When the Foreign Secretary said that the House would have to decide next week whether the Prime Minister should lead Britain's representations in Edinburgh, was he not implying that the House would be asked to vote next week on a vote of confidence in the Prime Minister? If so, how does he expect us to support that?
§ Mr. Hurd
The House will have an opportunity for debate on 4 November, and it will be slightly surprising if that debate does not end in a vote of some kind. The hon. Gentleman, who has some experience in these matters, knows that the motion will be decided, discussed and communicated in exactly the usual way. We are seven days ahead of the debate. It would be unusual for matters of drafting and tactics to have been decided by this date. The debate is therefore being handled in exactly the same way as others.
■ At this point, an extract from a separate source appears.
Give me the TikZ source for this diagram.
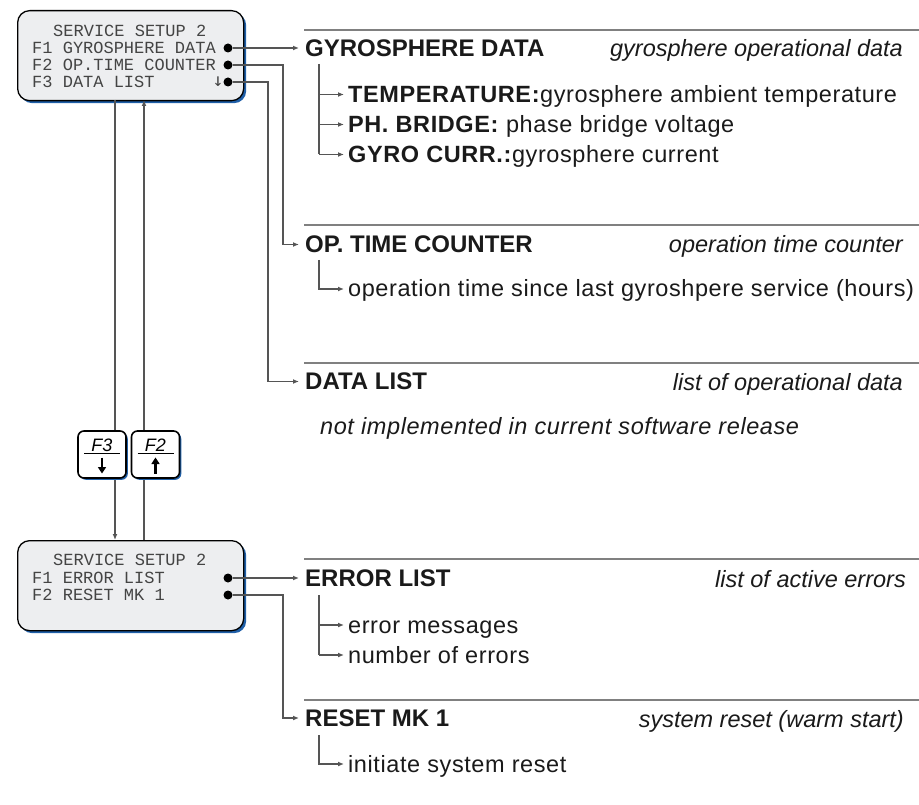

As for the hon. Gentleman's first point, there is clarity now about the Danish plans. It is bad luck for the Opposition that the Danes happen to have come clear at this particular time, but it does not let the Opposition off the hook of their decision.
§ Sir Teddy Taylor
As the Prime Minister stated clearly and without ambiguity that we could not get on with the Committee stage until a detailed and settled system of subsidiarity had been worked out and put in place, will the Foreign Secretary advise us whether that may be worked out in Edinburgh so that those of us who want to get on with discussing the treaty will know? Is that likely to be resolved so that we can at least start discussing the treaty immediately after the Edinburgh summit?
§ Mr. Hurd
I have good news for my hon. Friend in the light of his concern that we should be able to proceed as soon as possible. On 16 October in Birmingham we made substantial progress. He will have looked at the Birmingham declaration, which shows how that work is being carried forward. First, there is the article on the Maastricht treaty; then there is the Lisbon decision, which is now being carried forward in Birmingham. The detailed work has been set in hand, so the situation is advancing quite fast in the direction that my hon. Friend favours.